/---

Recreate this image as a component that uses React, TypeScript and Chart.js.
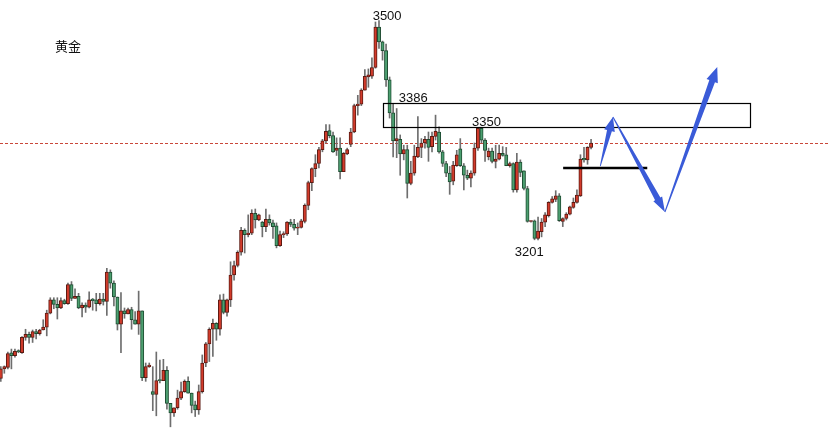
import React, { useEffect, useRef } from 'react';
import { Chart, registerables } from 'chart.js';

Chart.register(...registerables);

// ---- Candle data (4H gold) ----
const opens = [
  3012, 3025, 3027, 3047, 3043, 3050, 3047, 3068, 3072, 3068, 3076, 3073, 3078, 3082, 3101, 3119, 3113, 3108, 3118, 3114,
  3140, 3121, 3124, 3108, 3112, 3109, 3120, 3119, 3114, 3120, 3117, 3157, 3142, 3123, 3086, 3104, 3100, 3106, 3092, 3086,
  3104, 3013, 3028, 2994, 2990, 3010, 3009, 3023, 2978, 2965, 2972, 2985, 2994, 3008, 2992, 2976, 2969, 2994, 3033, 3059,
  3079, 3087, 3079, 3119, 3102, 3119, 3153, 3166, 3184, 3214, 3208, 3210, 3237, 3228, 3225, 3219, 3229, 3224, 3220, 3193,
  3208, 3209, 3225, 3222, 3217, 3218, 3226, 3248, 3279, 3298, 3305, 3324, 3336, 3350, 3343, 3323, 3326, 3294, 3318, 3331,
  3348, 3384, 3386, 3405, 3423, 3424, 3436, 3491, 3471, 3459, 3419, 3374, 3336, 3338, 3318, 3324, 3278, 3292, 3314, 3327,
  3333, 3338, 3328, 3342, 3348, 3321, 3305, 3292, 3281, 3302, 3325, 3302, 3289, 3285, 3292, 3326, 3353, 3337, 3314, 3322,
  3308, 3311, 3319, 3317, 3302, 3305, 3269, 3307, 3295, 3271, 3226, 3227, 3203, 3212, 3225, 3234, 3252, 3256, 3261, 3226,
  3230, 3236, 3245, 3252, 3261, 3312, 3310, 3327,
];
const highs = [
  3028, 3029, 3048, 3052, 3052, 3051, 3069, 3079, 3075, 3078, 3079, 3079, 3092, 3105, 3122, 3122, 3122, 3122, 3120, 3142,
  3144, 3134, 3128, 3115, 3115, 3130, 3121, 3128, 3128, 3128, 3162, 3160, 3145, 3123, 3129, 3108, 3108, 3109, 3103, 3131,
  3104, 3033, 3033, 3028, 3048, 3037, 3038, 3028, 2978, 2972, 2996, 3007, 3010, 3014, 2992, 2981, 3003, 3044, 3061, 3081,
  3093, 3088, 3126, 3127, 3120, 3171, 3172, 3186, 3218, 3216, 3235, 3242, 3243, 3236, 3226, 3243, 3235, 3228, 3224, 3213,
  3212, 3226, 3229, 3229, 3224, 3229, 3250, 3281, 3299, 3317, 3327, 3338, 3358, 3358, 3348, 3340, 3340, 3320, 3326, 3353,
  3386, 3398, 3407, 3433, 3434, 3449, 3498, 3500, 3472, 3468, 3423, 3386, 3380, 3344, 3330, 3330, 3308, 3330, 3369, 3339,
  3342, 3348, 3348, 3371, 3355, 3323, 3308, 3301, 3308, 3323, 3339, 3305, 3296, 3295, 3333, 3354, 3354, 3339, 3326, 3326,
  3330, 3330, 3328, 3327, 3307, 3306, 3319, 3310, 3295, 3274, 3227, 3228, 3232, 3230, 3238, 3253, 3260, 3268, 3264, 3231,
  3238, 3247, 3258, 3269, 3317, 3327, 3328, 3338,
];
const lows = [
  3008, 3019, 3025, 3025, 3041, 3047, 3046, 3064, 3060, 3061, 3066, 3071, 3078, 3070, 3100, 3107, 3093, 3107, 3113, 3113,
  3118, 3121, 3107, 3096, 3102, 3108, 3105, 3104, 3112, 3112, 3098, 3135, 3111, 3078, 3047, 3094, 3100, 3079, 3086, 3072,
  3009, 3008, 3027, 2968, 2961, 3006, 3009, 2970, 2946, 2960, 2970, 2983, 2993, 2992, 2965, 2960, 2963, 2992, 3028, 3035,
  3042, 3064, 3071, 3100, 3097, 3110, 3146, 3164, 3180, 3183, 3205, 3208, 3217, 3227, 3205, 3212, 3221, 3203, 3190, 3192,
  3204, 3207, 3219, 3214, 3208, 3217, 3224, 3242, 3268, 3287, 3299, 3321, 3333, 3340, 3320, 3316, 3284, 3294, 3317, 3328,
  3347, 3371, 3384, 3405, 3409, 3421, 3435, 3462, 3446, 3410, 3367, 3314, 3313, 3289, 3310, 3258, 3276, 3289, 3313, 3313,
  3326, 3308, 3321, 3337, 3319, 3301, 3287, 3263, 3276, 3301, 3301, 3269, 3283, 3273, 3289, 3323, 3333, 3308, 3310, 3306,
  3299, 3310, 3315, 3302, 3300, 3266, 3266, 3287, 3269, 3225, 3225, 3201, 3201, 3205, 3219, 3232, 3251, 3253, 3226, 3219,
  3228, 3235, 3244, 3251, 3260, 3307, 3304, 3325,
];
const closes = [
  3025, 3028, 3046, 3043, 3049, 3048, 3068, 3072, 3068, 3076, 3073, 3078, 3082, 3101, 3119, 3113, 3108, 3118, 3114, 3140,
  3121, 3124, 3108, 3112, 3109, 3119, 3118, 3114, 3120, 3117, 3157, 3142, 3123, 3086, 3104, 3100, 3106, 3092, 3086, 3104,
  3013, 3028, 3030, 2990, 3009, 3009, 3023, 2978, 2965, 2972, 2985, 2994, 3008, 2992, 2975, 2969, 2994, 3033, 3059, 3079,
  3087, 3079, 3119, 3102, 3119, 3153, 3166, 3184, 3214, 3208, 3210, 3237, 3228, 3235, 3219, 3229, 3224, 3219, 3193, 3208,
  3209, 3225, 3222, 3217, 3218, 3227, 3248, 3279, 3298, 3305, 3324, 3336, 3349, 3343, 3321, 3326, 3294, 3319, 3324, 3348,
  3384, 3386, 3405, 3424, 3426, 3436, 3491, 3471, 3459, 3419, 3374, 3336, 3339, 3318, 3324, 3278, 3292, 3315, 3327, 3333,
  3338, 3327, 3342, 3349, 3321, 3305, 3292, 3280, 3303, 3317, 3302, 3289, 3285, 3292, 3326, 3353, 3337, 3323, 3322, 3308,
  3311, 3319, 3316, 3302, 3305, 3269, 3307, 3293, 3271, 3226, 3227, 3203, 3213, 3225, 3235, 3252, 3257, 3261, 3227, 3230,
  3236, 3246, 3252, 3262, 3311, 3310, 3327, 3333,
];

// ---- Annotations (in data units: candle index / price) ----
const lastPrice = 3333;
const zoneFrom = 108.1;
const zoneTo = 212.0;
const zoneTop = 3387;
const zoneBottom = 3355;
const levelFrom = 159.1;
const levelTo = 182.9;
const levelPrice = 3299;
// arrows: [fromIndex, fromPrice, toIndex, toPrice]
const arrowPaths = [
  [169.6, 3301.6, 173.2, 3368.5],
  [173.2, 3368.5, 187.9, 3238.9],
  [187.9, 3238.9, 202.7, 3436.6],
];
const priceLabels = ['3500', '3386', '3350', '3201'];
const priceLabelIndex = [109.3, 116.7, 137.4, 149.5];
const priceLabelPrice = [3501.4, 3389, 3356.2, 3179];
const title = '黄金';

// ---- styles ----
const RED = '#d23b2b';
const RED_BORDER = '#5c1a12';
const GREEN = '#4c9f70';
const GREEN_BORDER = '#1e4d32';
const WICK = '#6e6e6e';
const BLUE = '#3a5bd8';
const arrowStyle = [
  { w0: 0.8, w1: 5, headLen: 14, headW: 11 },
  { w0: 1, w1: 6, headLen: 15, headW: 10 },
  { w0: 1, w1: 6, headLen: 15, headW: 12 },
];

function drawArrow(ctx: CanvasRenderingContext2D, x0: number, y0: number, x1: number, y1: number, s: any) {
  const dx = x1 - x0;
  const dy = y1 - y0;
  const len = Math.hypot(dx, dy);
  const ux = dx / len;
  const uy = dy / len;
  const nx = -uy;
  const ny = ux;
  const bx = x1 - ux * s.headLen;
  const by = y1 - uy * s.headLen;
  ctx.beginPath();
  ctx.moveTo(x0 + (nx * s.w0) / 2, y0 + (ny * s.w0) / 2);
  ctx.lineTo(bx + (nx * s.w1) / 2, by + (ny * s.w1) / 2);
  ctx.lineTo(bx + (nx * s.headW) / 2, by + (ny * s.headW) / 2);
  ctx.lineTo(x1, y1);
  ctx.lineTo(bx - (nx * s.headW) / 2, by - (ny * s.headW) / 2);
  ctx.lineTo(bx - (nx * s.w1) / 2, by - (ny * s.w1) / 2);
  ctx.lineTo(x0 - (nx * s.w0) / 2, y0 - (ny * s.w0) / 2);
  ctx.closePath();
  ctx.fillStyle = BLUE;
  ctx.fill();
}

export default function App() {
  const ref = useRef<HTMLCanvasElement>(null);

  useEffect(() => {
    if (!ref.current) return;
    const idx = opens.map((_, i) => i);
    const isUp = (i: number) => closes[i] >= opens[i];
    const bodies = idx.map((i) => ({ x: i, y: [opens[i], closes[i]] }));
    const wicks = idx.map((i) => ({ x: i, y: [lows[i], highs[i]] }));

    const overlay = {
      id: 'overlay',
      beforeDatasetsDraw(chart: any) {
        const { ctx, chartArea, scales } = chart;
        const y = Math.round(scales.y.getPixelForValue(lastPrice)) + 0.5;
        ctx.save();
        ctx.strokeStyle = '#c9473a';
        ctx.lineWidth = 1;
        ctx.setLineDash([3, 2]);
        ctx.beginPath();
        ctx.moveTo(chartArea.left, y);
        ctx.lineTo(chartArea.right, y);
        ctx.stroke();
        ctx.restore();
      },
      afterDatasetsDraw(chart: any) {
        const { ctx, scales } = chart;
        const xs = scales.x;
        const ys = scales.y;
        ctx.save();
        // zone box
        const bx0 = Math.round(xs.getPixelForValue(zoneFrom)) + 0.5;
        const bx1 = Math.round(xs.getPixelForValue(zoneTo)) + 0.5;
        const by0 = Math.round(ys.getPixelForValue(zoneTop)) + 0.5;
        const by1 = Math.round(ys.getPixelForValue(zoneBottom)) + 0.5;
        ctx.strokeStyle = '#000';
        ctx.lineWidth = 1.2;
        ctx.strokeRect(bx0, by0, bx1 - bx0, by1 - by0);
        // level line
        const ly = ys.getPixelForValue(levelPrice);
        ctx.lineWidth = 2.5;
        ctx.beginPath();
        ctx.moveTo(xs.getPixelForValue(levelFrom), ly);
        ctx.lineTo(xs.getPixelForValue(levelTo), ly);
        ctx.stroke();
        // arrows
        arrowPaths.forEach((a, k) => {
          drawArrow(
            ctx,
            xs.getPixelForValue(a[0]),
            ys.getPixelForValue(a[1]),
            xs.getPixelForValue(a[2]),
            ys.getPixelForValue(a[3]),
            arrowStyle[k]
          );
        });
        // price labels
        ctx.fillStyle = '#111';
        ctx.font = '13px "Liberation Sans", Arial, sans-serif';
        ctx.textAlign = 'center';
        ctx.textBaseline = 'alphabetic';
        priceLabels.forEach((t, k) => {
          ctx.fillText(t, xs.getPixelForValue(priceLabelIndex[k]), ys.getPixelForValue(priceLabelPrice[k]));
        });
        // title
        ctx.font = '13px "Noto Sans CJK SC", sans-serif';
        ctx.textAlign = 'left';
        ctx.fillText(title, 55, 51);
        ctx.restore();
      },
    };

    const chart = new Chart(ref.current, {
      type: 'bar',
      data: {
        datasets: [
          {
            data: bodies as any,
            order: 0,
            grouped: false,
            barThickness: 3.3,
            minBarLength: 1,
            borderWidth: 1,
            borderSkipped: false,
            backgroundColor: (c: any) => (isUp(c.dataIndex) ? RED : GREEN),
            borderColor: (c: any) => (isUp(c.dataIndex) ? RED_BORDER : GREEN_BORDER),
          } as any,
          {
            data: wicks as any,
            order: 1,
            grouped: false,
            barThickness: 1,
            borderWidth: 0,
            backgroundColor: WICK,
          } as any,
        ],
      },
      options: {
        animation: false,
        responsive: false,
        maintainAspectRatio: false,
        events: [],
        layout: { padding: 0 },
        plugins: {
          legend: { display: false },
          tooltip: { enabled: false },
          title: { display: false },
        },
        scales: {
          x: { type: 'linear', min: -0.226, max: 234.6, display: false, offset: false },
          y: { type: 'linear', min: 2928, max: 3528, display: false },
        },
      } as any,
      plugins: [overlay],
    });
    return () => chart.destroy();
  }, []);

  return (
    <div style={{ position: 'absolute', left: 0, top: 0, width: 830, height: 440, background: '#fff' }}>
      <canvas ref={ref} width={830} height={440} style={{ display: 'block', width: 830, height: 440 }} />
    </div>
  );
}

\---

Set exercise
Copy exactly the lines running from the beginning of the listing through the line that has "Chart.register(...registerables);". Drop the pictures.

Task output
Recreate this image as a component that uses React, TypeScript and Chart.js.
import React, { useEffect, useRef } from 'react';
import { Chart, registerables } from 'chart.js';

Chart.register(...registerables);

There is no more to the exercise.